Main cast: Vin Diesel (Toorop), Mélanie Thierry (Aurora), Charlotte Rampling (the High Priestess), Gérard Depardieu (Gorsky), Lambert Wilson (Darquandier), and Michelle Yeoh (Sister Rebeka)
Director: Mathieu Kassovitz
It is amusing how the original publicity posters of this movie in Malaysia initially did not feature Michelle Yeoh in any way. Then someone remembered that the average Malaysian would recognize Michelle Yeoh better than Mélanie Thierry, leading to a flurry of revised publicity posters where Michelle Yeoh’s head is hastily pasted over Mélanie Thierry’s shoulder. Poor Ms Yeoh looks like Ms Thierry’s conjoined Siamese twin.
In this futuristic thriller, we have Toorop, a ex-mercenary in a post-apocalyptic version of Earth, who is lured back into one last mission in exchange for a lot of money and an US citizenship. His mission is to escort a young woman, Aurora, from a monastery in Mongolia to his employer in the USA. Accompanying Aurora is Sister Rebeka who has come to view Aurora as a daughter of her own. The journey takes place across Russia and then across the ocean, and it is one that is fraught with danger. You see, Toorop’s employer isn’t the only person interested in Aurora.
Poor Babylon A.D., it does not know what it wants to be. Is it an action movie or a futuristic drama? It tries to be both but ends up being neither here nor there. The action scenes are pretty forgettable. There are some really amazing CGI-laden scenes here, such as one involving a mad dash of desperate people to board a submarine in the frigid ice wastes of Russia, and the recreation of the post-apocalyptic setting is a remarkably colorful and realistic one. Unfortunately, the action scenes are so shaky that I can only imagine that they are filmed by a camera person who is experiencing epileptic seizures. I can barely make out what is going on, and what I can make out consists of boring and unimaginatively choreographed kicks and punches. This movie has Vin Diesel and Michelle Yeoh… and yet the two action movie veterans are squandered in halfhearted action scenes.

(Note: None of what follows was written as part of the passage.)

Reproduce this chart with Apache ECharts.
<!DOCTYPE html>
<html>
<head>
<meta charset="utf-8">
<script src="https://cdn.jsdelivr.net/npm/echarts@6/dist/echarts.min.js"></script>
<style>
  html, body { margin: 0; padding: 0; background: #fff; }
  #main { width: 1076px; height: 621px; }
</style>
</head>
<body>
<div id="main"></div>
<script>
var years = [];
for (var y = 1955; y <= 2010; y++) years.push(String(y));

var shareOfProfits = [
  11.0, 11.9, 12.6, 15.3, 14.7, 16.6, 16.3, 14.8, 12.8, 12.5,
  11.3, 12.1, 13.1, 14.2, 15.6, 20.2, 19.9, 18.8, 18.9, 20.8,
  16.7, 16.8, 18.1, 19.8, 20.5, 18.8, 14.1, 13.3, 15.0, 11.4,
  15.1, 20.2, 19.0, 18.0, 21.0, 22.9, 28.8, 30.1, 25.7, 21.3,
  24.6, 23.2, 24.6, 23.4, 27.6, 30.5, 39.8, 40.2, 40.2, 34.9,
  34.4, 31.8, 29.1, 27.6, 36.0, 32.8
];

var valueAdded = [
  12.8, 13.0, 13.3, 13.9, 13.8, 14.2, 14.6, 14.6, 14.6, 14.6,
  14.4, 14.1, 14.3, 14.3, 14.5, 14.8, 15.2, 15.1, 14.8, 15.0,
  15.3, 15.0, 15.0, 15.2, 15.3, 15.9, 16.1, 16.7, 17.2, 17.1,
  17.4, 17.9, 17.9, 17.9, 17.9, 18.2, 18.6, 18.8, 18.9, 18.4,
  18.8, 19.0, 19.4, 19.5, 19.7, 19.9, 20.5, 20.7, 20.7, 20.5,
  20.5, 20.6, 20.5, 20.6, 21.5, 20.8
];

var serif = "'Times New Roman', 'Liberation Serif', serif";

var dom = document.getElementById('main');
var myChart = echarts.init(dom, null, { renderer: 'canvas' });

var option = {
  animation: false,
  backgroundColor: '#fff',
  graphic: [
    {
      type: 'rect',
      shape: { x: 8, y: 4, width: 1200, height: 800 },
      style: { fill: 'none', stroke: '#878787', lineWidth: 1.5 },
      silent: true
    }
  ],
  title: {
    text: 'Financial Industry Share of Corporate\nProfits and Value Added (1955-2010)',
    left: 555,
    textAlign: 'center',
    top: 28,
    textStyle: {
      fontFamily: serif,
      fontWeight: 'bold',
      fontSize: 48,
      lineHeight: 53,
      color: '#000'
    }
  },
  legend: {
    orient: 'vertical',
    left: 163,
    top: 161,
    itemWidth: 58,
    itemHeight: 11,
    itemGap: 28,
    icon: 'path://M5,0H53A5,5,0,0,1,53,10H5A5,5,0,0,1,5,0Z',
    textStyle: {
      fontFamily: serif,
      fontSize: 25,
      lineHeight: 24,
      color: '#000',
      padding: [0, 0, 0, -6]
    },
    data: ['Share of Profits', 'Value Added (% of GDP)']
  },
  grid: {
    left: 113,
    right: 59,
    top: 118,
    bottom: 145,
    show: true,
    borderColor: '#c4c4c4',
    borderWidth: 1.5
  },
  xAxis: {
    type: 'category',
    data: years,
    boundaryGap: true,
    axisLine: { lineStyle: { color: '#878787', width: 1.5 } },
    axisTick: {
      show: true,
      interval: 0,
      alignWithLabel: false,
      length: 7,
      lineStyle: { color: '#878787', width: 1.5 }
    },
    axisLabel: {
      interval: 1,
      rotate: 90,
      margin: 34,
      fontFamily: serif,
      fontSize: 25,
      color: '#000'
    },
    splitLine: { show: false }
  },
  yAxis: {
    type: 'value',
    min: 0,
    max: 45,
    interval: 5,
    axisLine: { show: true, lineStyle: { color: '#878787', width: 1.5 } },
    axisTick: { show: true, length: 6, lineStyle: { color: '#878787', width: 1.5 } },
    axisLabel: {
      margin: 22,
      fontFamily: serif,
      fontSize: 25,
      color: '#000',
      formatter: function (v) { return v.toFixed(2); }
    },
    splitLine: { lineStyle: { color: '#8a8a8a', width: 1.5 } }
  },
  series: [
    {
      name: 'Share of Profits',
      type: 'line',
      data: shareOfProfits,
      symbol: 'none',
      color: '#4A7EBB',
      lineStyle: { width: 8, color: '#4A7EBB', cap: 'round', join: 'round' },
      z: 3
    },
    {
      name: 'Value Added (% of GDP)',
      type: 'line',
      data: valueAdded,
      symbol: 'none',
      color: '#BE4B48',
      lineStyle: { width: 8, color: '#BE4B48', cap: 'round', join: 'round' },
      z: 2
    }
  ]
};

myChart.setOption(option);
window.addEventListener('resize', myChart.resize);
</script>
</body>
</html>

As for the more dramatic aspect of the plot, it has many holes in the plot. Aurora is an irritating character – she is one of those wide-eyed idiots who will walk headlong into danger because she thinks she is Counselor Troi or she wants to save people when she can’t even cross the street without needing to be rescued. Clearly, Ms Thierry is hired for this role not because of her acting chops but rather because of how good she looks when she is pouting or making sad baby faces. The dramatic element that hinges on her fate in this movie eludes me completely because I can’t care less whether this irritating Barbie doll lives or dies.

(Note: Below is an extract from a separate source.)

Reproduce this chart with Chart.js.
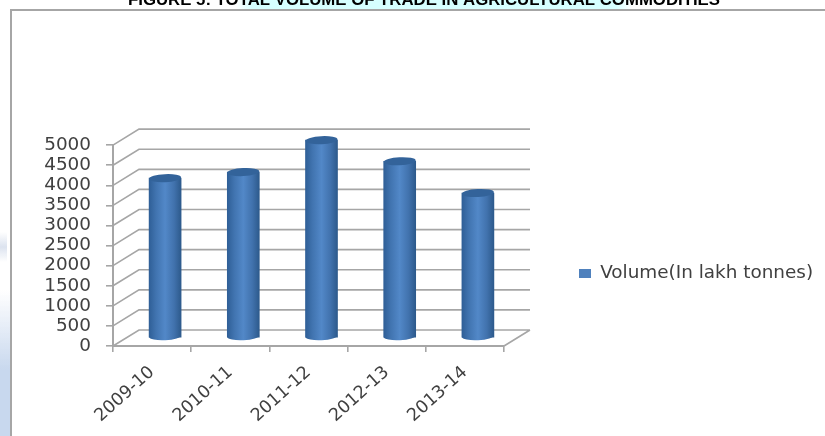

Oh, and the rushed sequences leading up to the ending make this movie more of an anticlimactic dud than anything else.
Apart from a memorable scene or two, Babylon A.D. on the whole is a most forgettable movie. It isn’t exciting enough to be an action movie and it isn’t engaging enough to be a dramatic science-fiction story. The whole movie starts out strong and just fizzles out weakly towards its limp ending, leaving me feeling most disappointed indeed.